Tuesday, December 13, 2011

C'mon Marvel, pick something and stick with it.

Back in the fast-paced 90's, Marvel developed a marketing strategy that nearly put them out of business. They relied on short-term flashiness, like crossovers and shiny covers with metallic ink to attract buyers, and wound up with a lot of product nobody wanted. Now they're doing it again.

Case in Point: there used to be a series called Darkhold: Pages from the Book of Sins, a spinoff from Avengers storylines concerning the dreaded return of the Elder god Chthon. Chthon wrote the Darkhold book himself, infusing the pages with all sorts of nasty evilness designed to corrupt and destroy mankind so that he could return to a nice homey apocalyptic world. He must not have used the right glue to bind the pages together, as they got lost and scattered. A mysterious demented dwarf came into possession of some of the pages, and started passing them around like candy to unsuspecting marks. They read the sinister scripture, thinking their dreams would come true, but of course they don't. They turn to soul-destroying shit.

Enter the Darkhold Redeemers. Victoria Montesi is the reluctant descendant of a long line of Darkhold guardians. She is given the task to recover the pages, and receives help from occult expert Louise Hastings, Interpol agent Sam Buchanan, and Mordred the Mystic. The series used similar formulas to the Friday the 13th and Warehouse 13 TV series, where occult investigators recover bad mojo that drives people insanely and murderously evil, and lock it safely away to never trouble mankind again. The occult was big at the time, as DC had Sandman, Swamp Thing and Hellblazer flying off the shelves.

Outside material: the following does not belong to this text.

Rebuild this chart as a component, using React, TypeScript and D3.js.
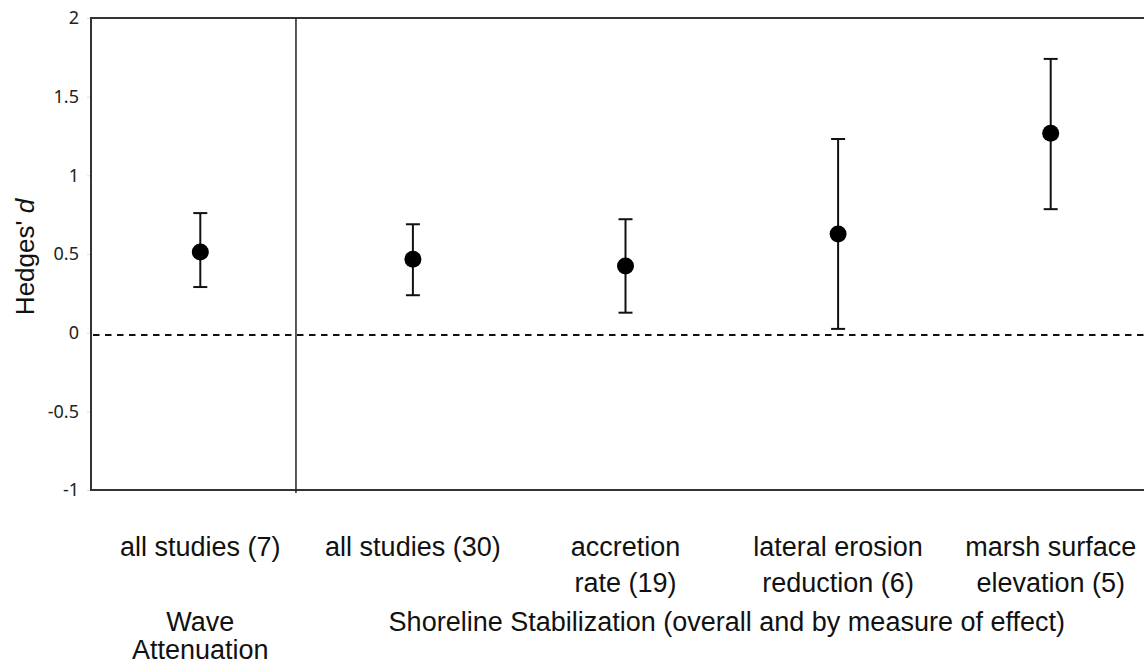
import React, { useEffect, useRef } from 'react';
import * as d3 from 'd3';

// categories along the x axis (two lines each)
const categories = ['all studies (7)', 'all studies (30)', 'accretion rate (19)', 'lateral erosion reduction (6)', 'marsh surface elevation (5)'];
const labelLines = [
	['all studies (7)'],
	['all studies (30)'],
	['accretion', 'rate (19)'],
	['lateral erosion', 'reduction (6)'],
	['marsh surface', 'elevation (5)'],
];
// effect size with lower / upper confidence limits
const means = [0.513, 0.467, 0.424, 0.627, 1.268];
const lowers = [0.29, 0.238, 0.127, 0.024, 0.785];
const uppers = [0.76, 0.689, 0.721, 1.231, 1.74];
const yTicks = [-1, -0.5, 0, 0.5, 1, 1.5, 2];
const zeroLine = -0.015;

const width = 1144;
const height = 666;
const margin = { top: 18, left: 91, bottom: 176 };

const App = () => {
	const node = useRef<SVGSVGElement | null>(null);

	useEffect(() => {
		const svg = d3.select(node.current);
		svg.selectAll('*').remove();

		const xScale = d3
			.scalePoint<string>()
			.domain(categories)
			.range([94, 1157])
			.padding(0.5);
		const yScale = d3
			.scaleLinear()
			.domain([-1, 2])
			.range([height - margin.bottom, margin.top]);

		const plotRight = width + 20;
		const font = '"Liberation Sans", Arial, sans-serif';
		const labelSize = 27;

		// faint tick marks + labels for the y axis
		const yAxis = d3
			.axisLeft(yScale)
			.tickValues(yTicks)
			.tickSize(4)
			.tickPadding(8)
			.tickFormat(d => String(d));
		const gy = svg.append('g').attr('transform', `translate(${margin.left},0)`).call(yAxis);
		gy.select('.domain').remove();
		gy.selectAll('.tick line').attr('stroke', '#ddd');
		gy.selectAll('.tick text')
			.attr('font-family', '"Noto Sans", sans-serif')
			.attr('font-size', 18)
			.attr('fill', '#222');

		// frame (left, top, bottom; right side runs off the picture)
		svg.append('path')
			.attr('d', `M${plotRight},${yScale(2)}H${margin.left}V${yScale(-1)}H${plotRight}`)
			.attr('fill', 'none')
			.attr('stroke', '#333')
			.attr('stroke-width', 2);

		// divider between the two groups
		const step = xScale.step();
		const divX = (xScale(categories[0]) as number) + step * 0.45;
		svg.append('line')
			.attr('x1', divX)
			.attr('x2', divX)
			.attr('y1', yScale(2))
			.attr('y2', yScale(-1) + 3)
			.attr('stroke', '#222')
			.attr('stroke-width', 1.5);

		// dashed reference line
		svg.append('line')
			.attr('x1', margin.left + 2)
			.attr('x2', plotRight)
			.attr('y1', yScale(zeroLine))
			.attr('y2', yScale(zeroLine))
			.attr('stroke', '#111')
			.attr('stroke-width', 2)
			.attr('stroke-dasharray', '6.5,5.5');

		const data = categories.map((c, i) => ({ c, m: means[i], lo: lowers[i], hi: uppers[i] }));

		const bars = svg.selectAll('g.bar').data(data).enter().append('g').attr('class', 'bar');
		bars.append('line')
			.attr('x1', d => xScale(d.c) as number)
			.attr('x2', d => xScale(d.c) as number)
			.attr('y1', d => yScale(d.lo))
			.attr('y2', d => yScale(d.hi))
			.attr('stroke', '#111')
			.attr('stroke-width', 2);
		[(d: any) => d.lo, (d: any) => d.hi].forEach(acc => {
			bars.append('line')
				.attr('x1', d => (xScale(d.c) as number) - 7)
				.attr('x2', d => (xScale(d.c) as number) + 7)
				.attr('y1', d => yScale(acc(d)))
				.attr('y2', d => yScale(acc(d)))
				.attr('stroke', '#111')
				.attr('stroke-width', 2);
		});
		bars.append('circle')
			.attr('cx', d => xScale(d.c) as number)
			.attr('cy', d => yScale(d.m))
			.attr('r', 8.5)
			.attr('fill', '#000');

		// category labels
		const lab = svg
			.selectAll('text.cat')
			.data(labelLines)
			.enter()
			.append('text')
			.attr('class', 'cat')
			.attr('text-anchor', 'middle')
			.attr('font-family', font)
			.attr('font-size', labelSize)
			.attr('fill', '#111')
			.attr('x', (d, i) => xScale(categories[i]) as number)
			.attr('y', 556);
		lab.selectAll('tspan')
			.data(d => d)
			.enter()
			.append('tspan')
			.attr('x', function () {
				return (this.parentNode as SVGTextElement).getAttribute('x');
			})
			.attr('dy', (d, i) => (i === 0 ? 0 : 36))
			.text(d => d);

		// group labels
		const g0 = xScale(categories[0]) as number;
		const groupLabel = (x: number, y: number, t: string) =>
			svg.append('text')
				.attr('x', x)
				.attr('y', y)
				.attr('text-anchor', 'middle')
				.attr('font-family', font)
				.attr('font-size', labelSize)
				.attr('fill', '#111')
				.text(t);
		groupLabel(g0, 631, 'Wave');
		groupLabel(g0, 659, 'Attenuation');
		const gMid = ((xScale(categories[1]) as number) + (xScale(categories[4]) as number)) / 2;
		groupLabel(gMid - 5, 631, 'Shoreline Stabilization (overall and by measure of effect)');

		// y axis title
		const yt = svg
			.append('text')
			.attr('transform', `translate(34,${(yScale(2) + yScale(-1)) / 2 + 3}) rotate(-90)`)
			.attr('text-anchor', 'middle')
			.attr('font-family', font)
			.attr('font-size', 26)
			.attr('fill', '#111');
		yt.append('tspan').text("Hedges' ");
		yt.append('tspan').attr('font-style', 'italic').text('d');
	}, []);

	return (
		<svg
			ref={node}
			width={width}
			height={height}
			style={{ position: 'absolute', left: 0, top: 0, background: '#fff' }}
		/>
	);
};

export default App;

So, how did Marvel screw it up? They made it crossover central, guest starring the Midnight Sons, Ghost Rider wannabes who rode demonic motorcycles with lots of skulls and sulfurous flames of hell spouting out of their exhaust pipes. Doctor Strange also crossed over, as well as Punisher and any other oh-so-hard-edged "dark" trope they could push down readers' throats.

As the Darkhold Redeemers were being overshadowed by these frequent guest stars, Marvel obviously decided the real stars of the series weren't enough of a sell. So, they killed off the dumpy professor, made Victoria a lesbian, and transformed Buchanan from a middle-aged pot bellied detective to a steroid muscle monster with BFGs. (Big Fucking Guns) Those short-term solutions didn't work of course, and the book died a quiet death.

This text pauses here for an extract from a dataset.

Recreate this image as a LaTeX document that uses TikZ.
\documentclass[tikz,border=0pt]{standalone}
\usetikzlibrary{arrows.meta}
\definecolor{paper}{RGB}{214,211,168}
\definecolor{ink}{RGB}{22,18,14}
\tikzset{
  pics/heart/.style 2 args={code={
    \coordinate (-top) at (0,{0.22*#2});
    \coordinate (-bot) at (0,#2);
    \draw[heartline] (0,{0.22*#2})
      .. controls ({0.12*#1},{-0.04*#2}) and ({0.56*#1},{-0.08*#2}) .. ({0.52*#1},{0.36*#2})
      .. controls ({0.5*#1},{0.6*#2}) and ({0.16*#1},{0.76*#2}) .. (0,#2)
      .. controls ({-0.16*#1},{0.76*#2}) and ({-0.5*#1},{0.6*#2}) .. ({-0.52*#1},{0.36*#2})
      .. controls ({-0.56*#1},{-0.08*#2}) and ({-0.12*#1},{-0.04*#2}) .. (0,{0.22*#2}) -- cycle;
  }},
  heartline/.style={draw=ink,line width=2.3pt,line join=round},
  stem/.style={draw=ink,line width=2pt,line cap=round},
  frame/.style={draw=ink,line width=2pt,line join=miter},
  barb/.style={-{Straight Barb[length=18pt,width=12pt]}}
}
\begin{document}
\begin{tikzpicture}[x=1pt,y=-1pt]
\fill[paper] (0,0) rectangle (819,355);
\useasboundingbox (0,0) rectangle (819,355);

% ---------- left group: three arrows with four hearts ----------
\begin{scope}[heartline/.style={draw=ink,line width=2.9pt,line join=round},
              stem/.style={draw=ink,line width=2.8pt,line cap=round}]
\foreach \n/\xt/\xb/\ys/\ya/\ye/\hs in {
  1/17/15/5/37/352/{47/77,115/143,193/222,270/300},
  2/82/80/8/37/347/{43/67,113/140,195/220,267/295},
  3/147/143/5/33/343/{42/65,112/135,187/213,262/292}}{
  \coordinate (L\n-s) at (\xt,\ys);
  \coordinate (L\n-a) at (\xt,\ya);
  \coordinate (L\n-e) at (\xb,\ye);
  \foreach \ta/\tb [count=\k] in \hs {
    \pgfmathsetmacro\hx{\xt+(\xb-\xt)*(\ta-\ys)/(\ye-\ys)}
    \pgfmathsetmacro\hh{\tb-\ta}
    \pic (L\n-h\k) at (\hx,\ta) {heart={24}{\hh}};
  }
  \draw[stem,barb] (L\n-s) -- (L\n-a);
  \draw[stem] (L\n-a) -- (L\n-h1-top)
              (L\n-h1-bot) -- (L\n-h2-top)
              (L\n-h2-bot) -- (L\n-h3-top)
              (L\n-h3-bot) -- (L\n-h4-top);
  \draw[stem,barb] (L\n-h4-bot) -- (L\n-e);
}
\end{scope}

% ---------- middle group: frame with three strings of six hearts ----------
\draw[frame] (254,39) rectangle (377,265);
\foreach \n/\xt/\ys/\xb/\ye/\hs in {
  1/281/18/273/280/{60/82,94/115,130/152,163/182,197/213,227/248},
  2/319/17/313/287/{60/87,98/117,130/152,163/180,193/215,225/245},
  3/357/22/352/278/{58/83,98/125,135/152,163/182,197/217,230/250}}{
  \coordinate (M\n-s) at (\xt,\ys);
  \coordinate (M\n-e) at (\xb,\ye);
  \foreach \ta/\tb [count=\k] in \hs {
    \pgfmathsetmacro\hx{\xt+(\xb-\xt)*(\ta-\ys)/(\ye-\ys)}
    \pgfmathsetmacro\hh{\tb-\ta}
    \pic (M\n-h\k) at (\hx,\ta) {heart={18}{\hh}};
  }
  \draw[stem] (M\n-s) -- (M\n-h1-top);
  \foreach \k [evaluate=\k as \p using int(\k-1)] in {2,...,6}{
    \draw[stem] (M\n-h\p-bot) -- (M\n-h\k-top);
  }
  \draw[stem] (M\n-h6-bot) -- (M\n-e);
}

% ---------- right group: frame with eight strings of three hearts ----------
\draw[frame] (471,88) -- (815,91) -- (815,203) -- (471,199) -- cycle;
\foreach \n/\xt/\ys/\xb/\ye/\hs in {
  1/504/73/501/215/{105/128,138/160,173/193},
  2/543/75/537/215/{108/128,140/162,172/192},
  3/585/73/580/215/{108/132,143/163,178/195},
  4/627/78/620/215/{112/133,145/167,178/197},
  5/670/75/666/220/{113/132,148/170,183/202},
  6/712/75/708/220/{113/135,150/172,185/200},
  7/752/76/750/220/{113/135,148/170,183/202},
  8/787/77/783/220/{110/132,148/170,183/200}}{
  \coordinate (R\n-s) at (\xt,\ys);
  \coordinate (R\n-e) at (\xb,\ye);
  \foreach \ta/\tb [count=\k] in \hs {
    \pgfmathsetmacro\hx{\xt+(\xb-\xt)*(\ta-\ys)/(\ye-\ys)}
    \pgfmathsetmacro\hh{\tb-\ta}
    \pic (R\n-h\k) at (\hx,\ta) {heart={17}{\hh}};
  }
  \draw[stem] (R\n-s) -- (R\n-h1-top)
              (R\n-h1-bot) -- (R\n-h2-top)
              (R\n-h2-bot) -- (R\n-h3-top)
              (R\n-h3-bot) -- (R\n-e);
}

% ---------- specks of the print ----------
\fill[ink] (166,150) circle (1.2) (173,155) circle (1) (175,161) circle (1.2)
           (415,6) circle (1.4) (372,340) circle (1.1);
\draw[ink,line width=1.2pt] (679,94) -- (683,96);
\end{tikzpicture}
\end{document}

Nowadays, it's Thor that's getting the constant redesigns. Again, Marvel thinks the way to sell the book is to introduce major Earth-shattering events during every story arc, totally scrap any continuity they've established, and bait potential new readers into buying flashy shiny crap.

To wit: Thor rebuilds Asgard. Asgard gets destroyed. It gets rebuilt. It gets destroyed again, and gets rebuilt, only this time it's now a multi-cultural commune overlooked by three goddesses.

Odin had been exiled to eternal battle with Surtur. Thor brings him back. Odin takes over Asgard, acting like Odin always does, bellowing "Never question me" at the Asgardians, and Thor gets pissed. Odin fights Galactus over a seed, then goes back into exile. Oh yes, Galactus lets Silver Surfer go and replaces him with a small-town preacher. Isn't that just so monumental and earth-shattering? I bet they kill off the new herald before New Year's.

Loki comes back as a woman when Thor rebuilds Asgard the first time. Then he becomes a man again. Then he becomes a child and is spun off into another series. He is barely given any time to establish an identity before the MONUMENTAL EARTH-SHATTERING MARVEL ROD changes everything.

Oh yes, Thor dies off-screen, Beta Ray Bill's cousin takes his place, and now Thor's a child trying to escape the afterlife.

Marvel can't be bothered with developing personalities. They'd rather change environments instead, because they can market it as monumental, rules-breaking, unconventional shit that nobody else dares to do. That drove them nearly bankrupt before, but apparently they haven't learned their lesson. As the Thing used to say, "What a revoltin' development!" Thing knows. Thing knows.

1 comment:

  1. Dont beat around the bush, say whats on your mind.. I've kinda given up on new comics for the exact reasons you mention. That and chase covers. I hate those things.